In 2014, he spoke out against the UK Independence Party and its leader, Nigel Farage, in The Observer, for which he received the Commentator Award by the European Press Prize a year later.

===Foreign policy===
The Independent wrote that Cohen was "one of a number of prominent left-leaning journalists whose support for the ousting of Saddam Hussein has led them into questioning pretty much everything that the liberal left has ever espoused ... [He] believes with passion that the one thing international leftists should stand against is totalitarianism, and [that] the left has always been at its most morally bankrupt at the times when it either simply omits to do this, or even more appallingly embraces totalitarian mindsets itself."

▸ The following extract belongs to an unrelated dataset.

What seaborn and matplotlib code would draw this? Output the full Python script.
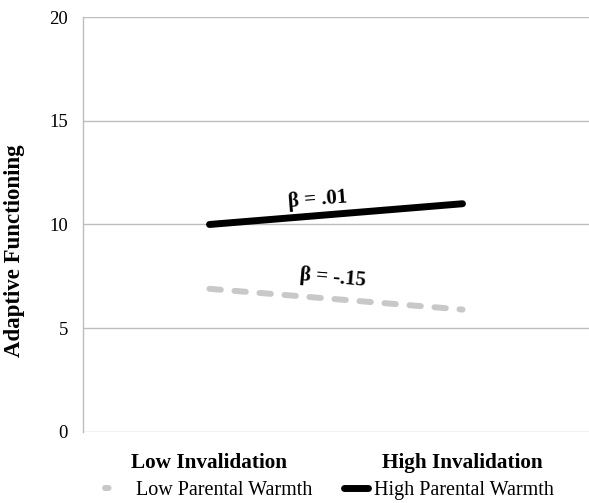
import matplotlib
matplotlib.use("Agg")
import matplotlib.pyplot as plt
import seaborn as sns
import pandas as pd
from matplotlib.lines import Line2D

categories = ["Low Invalidation", "High Invalidation"]
low_warmth = [6.9, 5.9]
high_warmth = [10.0, 11.0]
series_names = ["Low Parental Warmth", "High Parental Warmth"]
annotations = ["β = .01", "β = -.15"]

sns.set_theme(style="white")
plt.rcParams['font.family'] = ['Liberation Serif', 'DejaVu Serif']
plt.rcParams['text.color'] = 'black'
plt.rcParams['axes.labelcolor'] = 'black'
plt.rcParams['xtick.color'] = 'black'
plt.rcParams['ytick.color'] = 'black'

df = pd.DataFrame({
    "cond": categories * 2,
    "val": low_warmth + high_warmth,
    "group": [series_names[0]] * 2 + [series_names[1]] * 2,
})

fig = plt.figure(figsize=(5.89, 5.03), dpi=100)
ax = fig.add_axes([0.1409, 0.1412, 0.8591, 0.8250])

gray = "#c8c8c8"
dash = (0, (1.9, 2.3))
sns.lineplot(data=df[df.group == series_names[0]], x="cond", y="val", ax=ax,
             color=gray, linewidth=4.3, legend=False)
sns.lineplot(data=df[df.group == series_names[1]], x="cond", y="val", ax=ax,
             color="black", linewidth=5.0, legend=False)
l_low, l_high = ax.lines[0], ax.lines[1]
l_low.set_linestyle(dash)
l_low.set_dash_capstyle("round")
l_high.set_solid_capstyle("round")

ax.set_xlim(-0.5, 1.5)
ax.set_ylim(0, 20)
ax.set_yticks([0, 5, 10, 15, 20])
ax.yaxis.grid(True, color="#bdbdbd", linewidth=1.0)
ax.set_axisbelow(True)
for s in ["top", "right", "bottom"]:
    ax.spines[s].set_visible(False)
ax.spines["left"].set_color("#bdbdbd")
ax.spines["left"].set_linewidth(1.0)
ax.tick_params(axis="y", length=0, labelsize=13.5, pad=10.8, labelcolor="black")
ax.tick_params(axis="x", length=0, labelsize=15.3, pad=15, labelcolor="black")
for t in ax.get_xticklabels():
    t.set_fontweight("bold")
ax.set_xlabel("")
ax.set_ylabel("Adaptive Functioning", fontsize=16.5, fontweight="bold", color="black")
ax.yaxis.set_label_coords(-0.1146, 0.436)

ax.text(0.427, 11.18, annotations[0], fontsize=15, fontweight="bold",
        rotation=4.5, ha="center", va="center", color="black")
ax.text(0.486, 7.42, annotations[1], fontsize=15, fontweight="bold",
        rotation=-5.0, ha="center", va="center", color="black")

handles = [
    Line2D([], [], color=gray, linewidth=4.3, linestyle=(0, (0.6, 6)),
           dash_capstyle="round"),
    Line2D([], [], color="black", linewidth=5.0, solid_capstyle="round"),
]
leg = fig.legend(handles, series_names, loc="center", bbox_to_anchor=(0.560, 0.024),
                 ncol=2, frameon=False, fontsize=14.5, handlelength=1.2,
                 handletextpad=0.3, columnspacing=1.6)
for t in leg.get_texts():
    t.set_color("black")

fig.savefig("out.png", dpi=100)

The Isis Magazine said that Cohen "began his career as an avowed left-winger, but his support for the Iraq war set him at odds with the majority of the left wing. His ideology has, over the last decade, been defined by his opposition to what he feels to be the decline of the Western left: where before it espoused solidarity, now it is relativist and anti-internationalist."

Cohen was for many years a critic of Tony Blair's foreign policy. He began modifying his views after 2001, advocating support for the 2003 invasion of Iraq, and becoming a critic of the Stop the War Coalition. He supported the NATO-led intervention in Libya to oust former Libyan leader Muammar Gaddafi in 2011. In 2012, he called for Western military intervention in the Syrian Civil War.

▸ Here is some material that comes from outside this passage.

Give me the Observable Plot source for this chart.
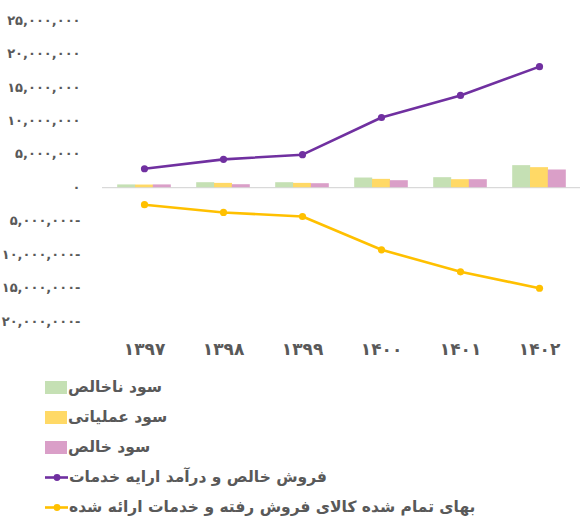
<!DOCTYPE html>
<html>
<head>
<meta charset="utf-8">
<script src="https://cdn.jsdelivr.net/npm/d3@7"></script>
<script src="https://cdn.jsdelivr.net/npm/@observablehq/plot@0.6"></script>
<style>
  html, body { margin: 0; padding: 0; background: #fff; }
  body { width: 584px; height: 526px; overflow: hidden; font-family: "DejaVu Sans", sans-serif; }
  #legend { margin-top: 6px; padding-left: 45px; }
  .row { height: 30px; display: flex; align-items: center; }
  .sw { width: 22px; height: 13px; margin-right: 1px; flex: none; }
  .ln { width: 23px; height: 13px; margin-right: 1px; flex: none; }
  .lab { font-size: 15.5px; font-weight: bold; color: #595959; direction: rtl; unicode-bidi: isolate; }
</style>
</head>
<body>
<div id="chart"></div>
<div id="legend"></div>
<script>
const years = ["۱۳۹۷", "۱۳۹۸", "۱۳۹۹", "۱۴۰۰", "۱۴۰۱", "۱۴۰۲"];
const grossProfit = [420000, 750000, 750000, 1450000, 1500000, 3300000];
const operatingProfit = [400000, 650000, 650000, 1250000, 1200000, 3000000];
const netProfit = [420000, 450000, 600000, 1050000, 1200000, 2650000];
const revenue = [2840000, 4240000, 4940000, 10500000, 13800000, 18100000];
const costOfSales = [-2540000, -3700000, -4300000, -9280000, -12570000, -15030000];
const yTicks = [-20000000, -15000000, -10000000, -5000000, 0, 5000000, 10000000, 15000000, 20000000, 25000000];
const seriesNames = ["سود ناخالص", "سود عملیاتی", "سود خالص", "فروش خالص و درآمد ارایه خدمات", "بهای تمام شده کالای فروش رفته و خدمات ارائه شده"];
const colors = ["#C5E0B4", "#FFD966", "#DA9FC8", "#7030A0", "#FFC000"];

const fa = s => s.replace(/[0-9]/g, d => "۰۱۲۳۴۵۶۷۸۹"[+d]);
const fmt = v => v < 0 ? fa(d3.format(",")(-v)) + "-" : fa(d3.format(",")(v));

const rows = (vals) => years.map((y, i) => ({year: y, value: vals[i]}));
const bw = 17.8;

const chart = Plot.plot({
  width: 584,
  height: 366,
  marginLeft: 102,
  marginRight: 4,
  marginTop: 20,
  marginBottom: 45,
  style: {fontFamily: "DejaVu Sans, sans-serif", color: "#595959", background: "#fff"},
  x: {domain: years, paddingInner: 0.777, paddingOuter: 0.3885, label: null, tickSize: 0, tickPadding: 21},
  y: {domain: [-20000000, 25000000], label: null, ticks: yTicks, tickFormat: fmt, tickSize: 0, tickPadding: 22},
  marks: [
    Plot.ruleY([0], {stroke: "#D9D9D9", strokeWidth: 1.2}),
    Plot.barY(rows(grossProfit), {x: "year", y: "value", fill: colors[0], dx: -bw}),
    Plot.barY(rows(operatingProfit), {x: "year", y: "value", fill: colors[1]}),
    Plot.barY(rows(netProfit), {x: "year", y: "value", fill: colors[2], dx: bw}),
    Plot.line(rows(revenue), {x: "year", y: "value", stroke: colors[3], strokeWidth: 2.6}),
    Plot.dot(rows(revenue), {x: "year", y: "value", fill: colors[3], r: 3.6}),
    Plot.line(rows(costOfSales), {x: "year", y: "value", stroke: colors[4], strokeWidth: 2.6}),
    Plot.dot(rows(costOfSales), {x: "year", y: "value", fill: colors[4], r: 3.6})
  ]
});
chart.querySelectorAll("g[aria-label='y-axis tick label']").forEach(e => {
  e.setAttribute("font-size", "13"); e.setAttribute("font-weight", "bold"); e.setAttribute("direction", "ltr");
});
chart.querySelectorAll("g[aria-label='x-axis tick label']").forEach(e => {
  e.setAttribute("font-size", "17"); e.setAttribute("font-weight", "bold");
});
document.getElementById("chart").appendChild(chart);

const legend = document.getElementById("legend");
seriesNames.forEach((name, i) => {
  const row = document.createElement("div");
  row.className = "row";
  let sw;
  if (i < 3) {
    sw = document.createElement("div");
    sw.className = "sw";
    sw.style.background = colors[i];
  } else {
    sw = document.createElementNS("http://www.w3.org/2000/svg", "svg");
    sw.setAttribute("class", "ln");
    sw.setAttribute("width", 23); sw.setAttribute("height", 13);
    sw.innerHTML = `<line x1="0" x2="23" y1="6.5" y2="6.5" stroke="${colors[i]}" stroke-width="2.6"/><circle cx="12" cy="6.5" r="3.4" fill="${colors[i]}"/>`;
  }
  const lab = document.createElement("span");
  lab.className = "lab";
  lab.textContent = name;
  row.appendChild(sw); row.appendChild(lab);
  legend.appendChild(row);
});
</script>
</body>
</html>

In 2006, he was a leading signatory to the Euston Manifesto, which proposed what it termed "a new political alignment", in which the left would take a stronger stance in favour of military intervention and against what the signatories deemed to be anti-American attitudes.

==Works==
He has written five books: Cruel Britannia: Reports on the Sinister and the Preposterous (1999), a collection of his journalism; Pretty Straight Guys (2003), a highly critical account of the New Labour project; What's Left? (2007), a critique of the contemporary liberal left, which was shortlisted for the Orwell Prize; Waiting for the Etonians: Reports from the Sickbed of Liberal England (2009); and You Can't Read this Book (2012), which deals with censorship.

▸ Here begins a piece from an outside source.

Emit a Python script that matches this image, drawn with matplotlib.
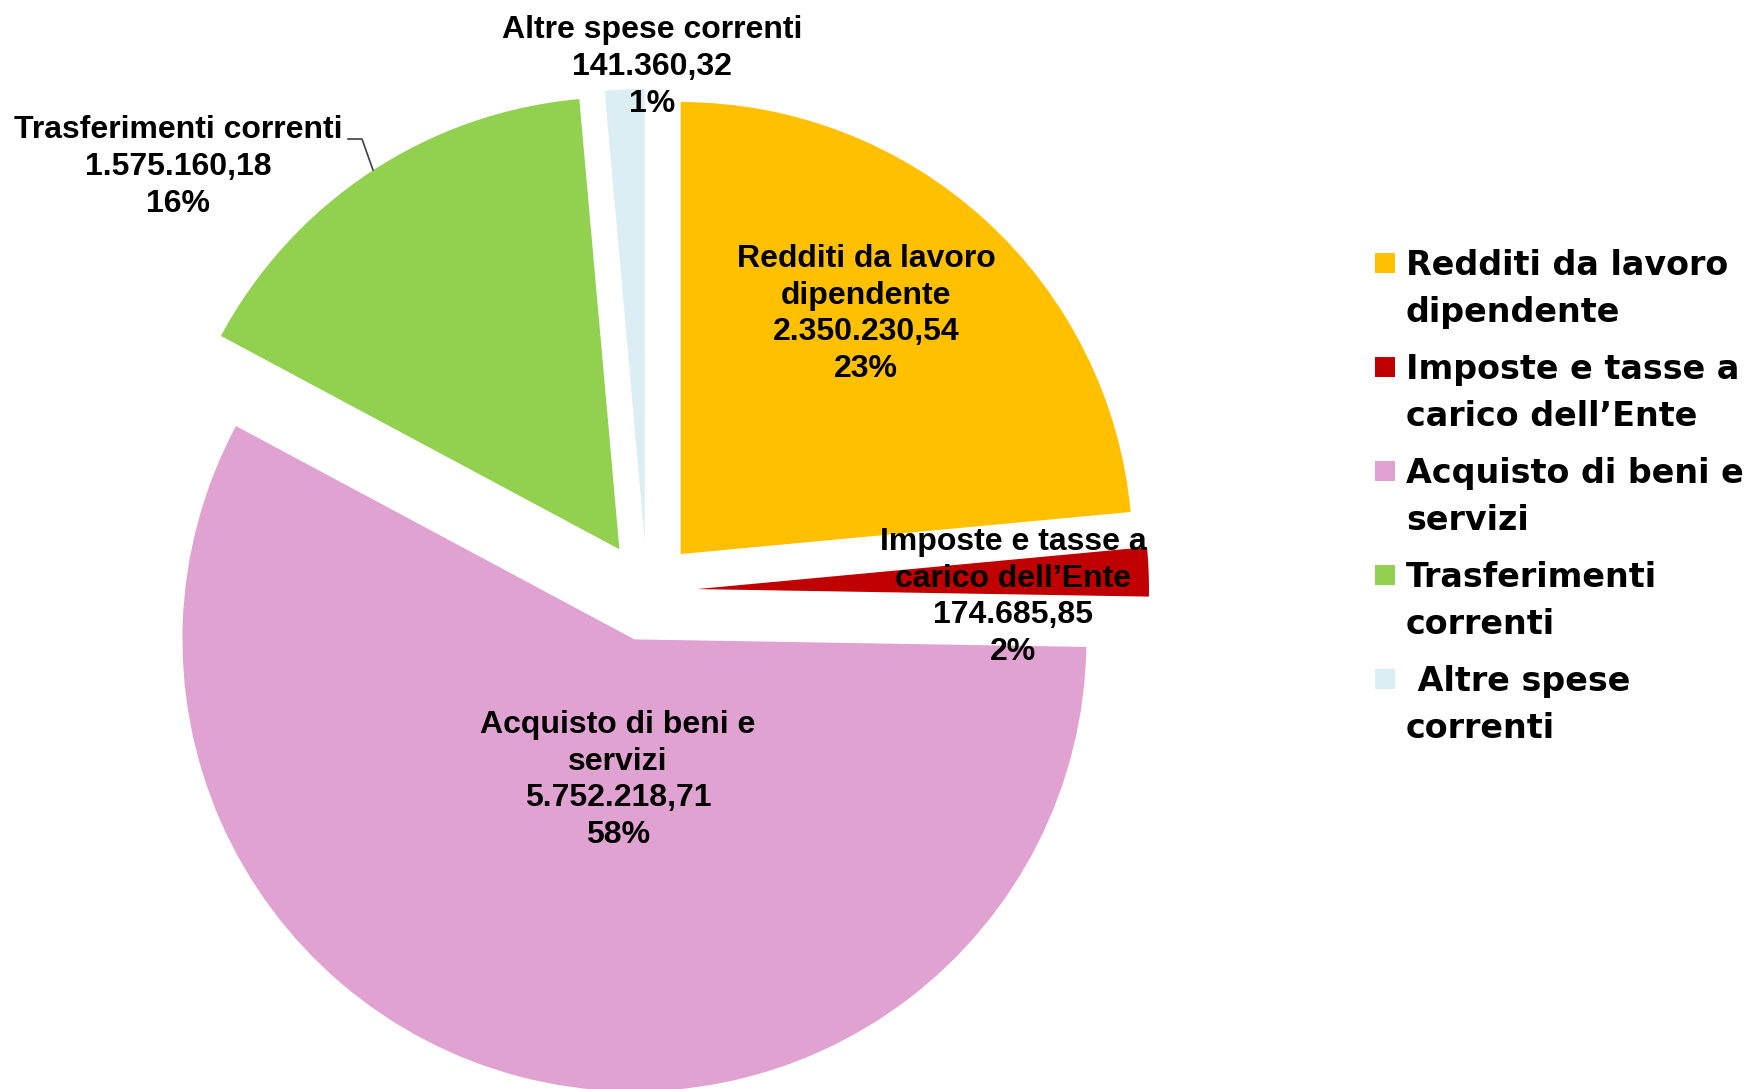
import matplotlib

matplotlib.use("Agg")
import matplotlib.pyplot as plt
from matplotlib.patches import Rectangle

# data
names = [
    "Redditi da lavoro\ndipendente",
    "Imposte e tasse a\ncarico dell\u2019Ente",
    "Acquisto di beni e\nservizi",
    "Trasferimenti correnti",
    "Altre spese correnti",
]
legend_names = [
    "Redditi da lavoro\ndipendente",
    "Imposte e tasse a\ncarico dell\u2019Ente",
    "Acquisto di beni e\nservizi",
    "Trasferimenti\ncorrenti",
    " Altre spese\ncorrenti",
]
values = [2350230.54, 174685.85, 5752218.71, 1575160.18, 141360.32]
percents = [23, 2, 58, 16, 1]
colors = ["#FFC000", "#C00000", "#E0A2D0", "#92D050", "#DAEEF3"]

W, H = 1753, 1089


def it_number(v):
    # 2350230.54 -> 2.350.230,54
    return f"{v:,.2f}".replace(",", "X").replace(".", ",").replace("X", ".")


fig = plt.figure(figsize=(W / 100, H / 100), dpi=100)
ax = fig.add_axes([0, 0, 1, 1])

ax.pie(values, colors=colors, startangle=90, counterclock=False,
       explode=[50] * len(values), radius=452, center=(647, H - 591),
       wedgeprops=dict(linewidth=0))
ax.set_xlim(0, W)
ax.set_ylim(0, H)
ax.set_aspect("auto")
ax.set_axis_off()

# label centres (pixels from top-left)
label_pos = [(866, 314), (1013, 597), (618, 780), (178, 167), (652, 67)]
lab_font = dict(family=["Liberation Sans", "DejaVu Sans"], fontsize=23, fontweight="bold")
for name, v, p, (x, y) in zip(names, values, percents, label_pos):
    ax.text(x, H - y, f"{name}\n{it_number(v)}\n{p}%", ha="center", va="center",
            linespacing=1.3, color="black", **lab_font)

# leader line for "Trasferimenti correnti"
ax.plot([348, 362, 373], [H - 139, H - 139, H - 170], color="#404040", lw=1.2)

# legend, drawn by hand so the square sits on the first line
leg_font = dict(family=["DejaVu Sans"], fontsize=24, fontweight="bold")
for i, (lab, c) in enumerate(zip(legend_names, colors)):
    yc = 289 + 104 * i
    ax.add_patch(Rectangle((1375, H - (yc - 26) - 10), 20, 20, facecolor=c, edgecolor="none"))
    ax.text(1406, H - yc, lab, ha="left", va="center", linespacing=1.55,
            color="black", **leg_font)

fig.savefig("out.png", dpi=100, facecolor="white")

- Cohen, Nick (2000). Cruel Britannia: Reports on the Sinister and the Preposterous. Verso Books. ISBN 1-85984-288-7
- Cohen, Nick (2003). Pretty Straight Guys. Faber and Faber: paperback edition. ISBN 0-571-22004-5
- Cohen, Nick (2007). What's Left? How Liberals Lost Their Way. Fourth Estate. ISBN 0-00-722969-0
- Cohen, Nick (2009). Waiting for the Etonians: Reports from the Sickbed of Liberal England. Fourth Estate. ISBN 0-00-730892-2
- Cohen, Nick (2012). You Can't Read This Book: Censorship in an Age of Freedom. Fourth Estate. ISBN 978-0007308903

== Personal life ==
Cohen lives in Islington with his wife and their son. He is an atheist but has said that he is becoming "more Jewish".